In November 2018, when President Ibrahim Mohamed Solih was sworn in, one of the first directives he issued was to re-join the Commonwealth. It was the primary task he asked of me when he handed me the Letters of Credence as Ambassador of the Maldives to the UK – that is, to do my utmost to get us fast-tracked back into the Commonwealth. It was strange arriving in London as an Ambassador. When I met various High Commissioners to lobby for their country’s support for the Maldives’ re-entry, I found myself having difficulty referring to the mission as an Embassy rather than a High Commission. I was extremely honoured and touched to see the support we had from member countries. It was tremendous. They all wanted to welcome us back. It was the same all throughout the Commonwealth.
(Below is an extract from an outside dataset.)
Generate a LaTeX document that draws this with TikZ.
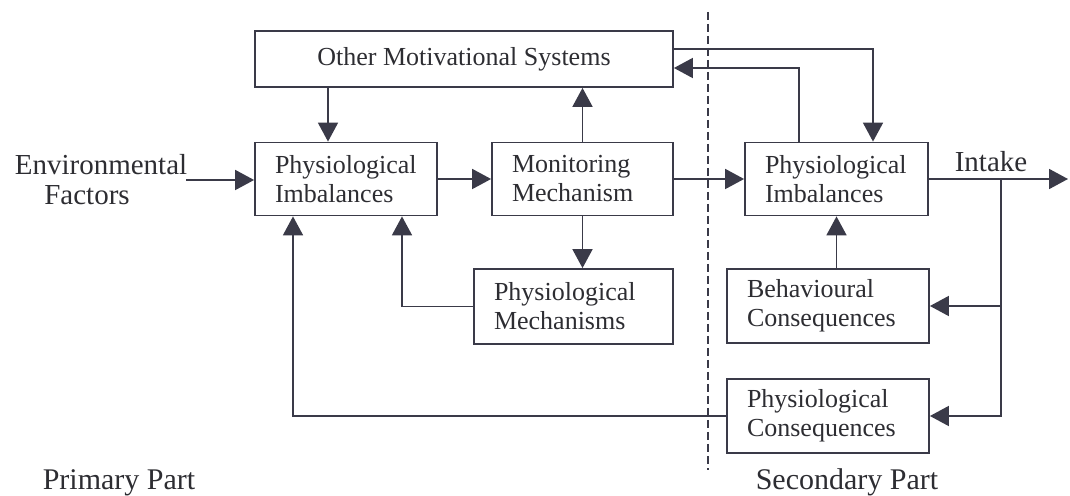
\documentclass[tikz,border=0pt]{standalone}
\usepackage{fontspec}
\setmainfont{Liberation Serif}
\usetikzlibrary{arrows.meta}
\definecolor{ink}{RGB}{58,58,72}
\definecolor{txt}{RGB}{45,45,50}
\begin{document}
\begin{tikzpicture}[x=0.5pt,y=-0.5pt,
  box/.style={draw=ink, line width=0.9pt, text=txt, align=left,
    inner xsep=10pt, inner ysep=0pt, font=\fontsize{13}{14.5}\selectfont},
  lbl/.style={text=txt, inner sep=0pt, font=\fontsize{15}{15}\selectfont},
  link/.style={draw=ink, line width=0.9pt},
  arr/.style={link, -{Triangle[length=9.5pt,width=10pt]}},
  divider/.style={draw=ink, line width=0.8pt, dash pattern=on 4pt off 2pt}]
\useasboundingbox (0,0) rectangle (1070,496);

% boxes of the primary part
\node[box, minimum width=209pt, minimum height=28pt, align=center] (oms) at (464,59) {Other Motivational Systems};
\node[box, text width=71pt, minimum height=36.5pt] (pi1) at (346,179) {Physiological\\Imbalances};
\node[box, text width=70.5pt, minimum height=36.5pt] (mm) at (582.5,179) {Monitoring\\Mechanism};
\node[box, text width=79.5pt, minimum height=37.5pt] (pm) at (573.5,306.5) {Physiological\\Mechanisms};

% boxes of the secondary part
\node[box, text width=71.5pt, minimum height=36.5pt] (pi2) at (836.5,179) {Physiological\\Imbalances};
\node[box, text width=81pt, minimum height=37pt] (bc) at (828,306) {Behavioural\\Consequences};
\node[box, text width=81pt, minimum height=37pt] (pc) at (828,416) {Physiological\\Consequences};

% free labels
\node[lbl, anchor=base, font=\fontsize{14.5}{14.5}\selectfont] (env1) at (101,175) {Environmental};
\node[lbl, anchor=base, font=\fontsize{14.5}{14.5}\selectfont] (env2) at (87,205) {Factors};
\node[lbl, anchor=base, font=\fontsize{14.5}{14.5}\selectfont] (intake) at (991,172) {Intake};
\node[lbl, anchor=base] (prim) at (119,489) {Primary Part};
\node[lbl, anchor=base] (sec) at (847,489) {Secondary Part};

% helper points
\coordinate (envout) at (186,180);
\coordinate (split) at (1001,179);
\coordinate (outend) at (1068,179);
\coordinate (dtop) at (708,12);
\coordinate (dbot) at (708,470);

% divider between the two parts
\draw[divider] (dtop) -- (dbot);

% connectors
\draw[arr] (envout) -- (pi1.west |- envout);
\draw[arr] (oms.south -| 328,0) -- (pi1.north -| 328,0);
\draw[arr] (pi1.east) -- (mm.west);
\draw[arr] (mm.north) -- (oms.south -| mm.north);
\draw[arr] (mm.south) -- (pm.north -| mm.south);
\draw[arr] (pm.west) -| (pi1.south -| 402,0);
\draw[arr] (pc.west) -| (pi1.south -| 293,0);
\draw[arr] (mm.east) -- (pi2.west);
\draw[arr] (oms.east |- 0,49) -| (pi2.north -| 873,0);
\draw[arr] (pi2.north -| 799,0) |- (oms.east |- 0,68);
\draw[arr] (bc.north -| pi2.south) -- (pi2.south);
\draw[arr] (pi2.east) -- (outend);
\draw[arr] (split) |- (bc.east);
\draw[arr] (split) |- (pc.east);
\end{tikzpicture}
\end{document}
So just a little over eight months since I arrived in London as an Ambassador, the Maldives was able to re-join the Commonwealth as its 54th member. We were back in the Commonwealth family where we belonged. President Solih expressed how happy a day it was for Maldivians and stated: “As a young democracy, the Commonwealth’s foundational values of the promotion of democracy, human rights, good governance, multilateralism and world peace remain relevant to us more than ever. We gratefully acknowledge the support and help of the Commonwealth to the Maldivian democratic movement, and we look forward to the support of fellow member states to ensure the long-term entrenchment of these values in our society.”
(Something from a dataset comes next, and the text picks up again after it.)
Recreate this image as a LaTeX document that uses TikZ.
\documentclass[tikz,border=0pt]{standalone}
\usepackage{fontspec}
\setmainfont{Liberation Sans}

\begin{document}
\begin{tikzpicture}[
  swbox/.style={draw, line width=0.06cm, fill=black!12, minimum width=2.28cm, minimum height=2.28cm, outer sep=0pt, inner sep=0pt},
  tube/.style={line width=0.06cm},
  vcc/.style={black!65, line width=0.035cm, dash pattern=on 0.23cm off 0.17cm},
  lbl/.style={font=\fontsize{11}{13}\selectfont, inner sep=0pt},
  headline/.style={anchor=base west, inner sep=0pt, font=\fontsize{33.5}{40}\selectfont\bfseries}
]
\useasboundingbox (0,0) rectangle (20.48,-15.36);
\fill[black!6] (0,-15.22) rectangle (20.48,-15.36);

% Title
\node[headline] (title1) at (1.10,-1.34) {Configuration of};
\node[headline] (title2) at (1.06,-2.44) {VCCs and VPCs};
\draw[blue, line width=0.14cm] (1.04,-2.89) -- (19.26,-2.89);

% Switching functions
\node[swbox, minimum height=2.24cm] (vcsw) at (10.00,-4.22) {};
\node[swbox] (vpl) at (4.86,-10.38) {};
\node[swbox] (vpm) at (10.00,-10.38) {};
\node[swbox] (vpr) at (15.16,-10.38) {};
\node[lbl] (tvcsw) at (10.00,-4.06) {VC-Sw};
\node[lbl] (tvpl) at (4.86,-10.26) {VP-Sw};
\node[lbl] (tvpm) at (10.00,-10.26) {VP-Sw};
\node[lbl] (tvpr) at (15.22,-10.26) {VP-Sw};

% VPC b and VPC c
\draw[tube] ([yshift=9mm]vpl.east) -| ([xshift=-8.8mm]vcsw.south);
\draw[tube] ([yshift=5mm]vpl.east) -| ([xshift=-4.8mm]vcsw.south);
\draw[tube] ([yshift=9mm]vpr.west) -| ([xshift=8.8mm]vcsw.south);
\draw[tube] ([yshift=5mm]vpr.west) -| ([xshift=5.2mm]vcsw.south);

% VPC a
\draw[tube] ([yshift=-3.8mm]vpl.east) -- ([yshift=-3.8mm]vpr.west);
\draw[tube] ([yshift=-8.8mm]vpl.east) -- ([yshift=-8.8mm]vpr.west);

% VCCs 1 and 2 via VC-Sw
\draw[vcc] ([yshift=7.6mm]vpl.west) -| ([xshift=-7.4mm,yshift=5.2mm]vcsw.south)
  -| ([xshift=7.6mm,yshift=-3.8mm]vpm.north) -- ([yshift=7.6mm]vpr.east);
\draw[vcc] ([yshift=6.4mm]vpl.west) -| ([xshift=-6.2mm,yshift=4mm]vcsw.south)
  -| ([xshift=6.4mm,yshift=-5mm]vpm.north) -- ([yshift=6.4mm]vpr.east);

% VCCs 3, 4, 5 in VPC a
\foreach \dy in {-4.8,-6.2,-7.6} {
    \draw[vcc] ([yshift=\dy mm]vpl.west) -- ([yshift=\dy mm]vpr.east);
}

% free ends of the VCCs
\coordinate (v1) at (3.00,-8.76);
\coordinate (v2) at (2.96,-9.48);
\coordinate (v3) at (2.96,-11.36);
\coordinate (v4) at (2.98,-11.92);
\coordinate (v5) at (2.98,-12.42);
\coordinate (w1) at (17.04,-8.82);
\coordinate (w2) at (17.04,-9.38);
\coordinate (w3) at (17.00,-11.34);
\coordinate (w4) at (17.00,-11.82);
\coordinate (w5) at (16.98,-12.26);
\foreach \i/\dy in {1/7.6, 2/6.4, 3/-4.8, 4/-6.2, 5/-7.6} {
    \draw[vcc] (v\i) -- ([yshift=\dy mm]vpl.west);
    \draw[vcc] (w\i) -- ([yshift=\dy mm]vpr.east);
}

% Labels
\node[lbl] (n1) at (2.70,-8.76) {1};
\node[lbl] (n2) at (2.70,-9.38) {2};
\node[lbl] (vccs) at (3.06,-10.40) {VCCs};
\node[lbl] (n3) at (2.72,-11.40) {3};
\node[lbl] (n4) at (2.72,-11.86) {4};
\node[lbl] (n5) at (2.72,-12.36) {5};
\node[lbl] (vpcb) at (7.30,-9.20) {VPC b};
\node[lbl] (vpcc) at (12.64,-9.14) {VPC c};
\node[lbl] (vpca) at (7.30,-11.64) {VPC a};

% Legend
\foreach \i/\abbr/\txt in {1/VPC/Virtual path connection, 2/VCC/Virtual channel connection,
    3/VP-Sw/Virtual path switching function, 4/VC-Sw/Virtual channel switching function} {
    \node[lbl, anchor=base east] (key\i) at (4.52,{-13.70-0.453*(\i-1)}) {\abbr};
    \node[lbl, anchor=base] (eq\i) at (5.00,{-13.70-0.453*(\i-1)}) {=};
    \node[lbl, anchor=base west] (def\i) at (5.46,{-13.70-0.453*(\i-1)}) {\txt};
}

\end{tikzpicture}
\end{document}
Thus, on 6 February 2020, the Foreign Minister of the Maldives, H.E Abdulla Shahid raised the Maldivian flag in the presence of the Secretary-General, High Commissioners of member countries and the staff of the Commonwealth Secretariat. As for me, it was almost eight years to that eventful night in the Maldives that saw me resign from my post as High Commissioner, events that had later forced me to stand outside the Commonwealth Secretariat with other Maldivian democracy supporters. I was back in Marlborough House as High Commissioner of the Maldives again, witnessing our flag flying proudly in the winter sun against a cloudless blue sky. Fate, it appears, is not without a sense of irony in the diplomatic world.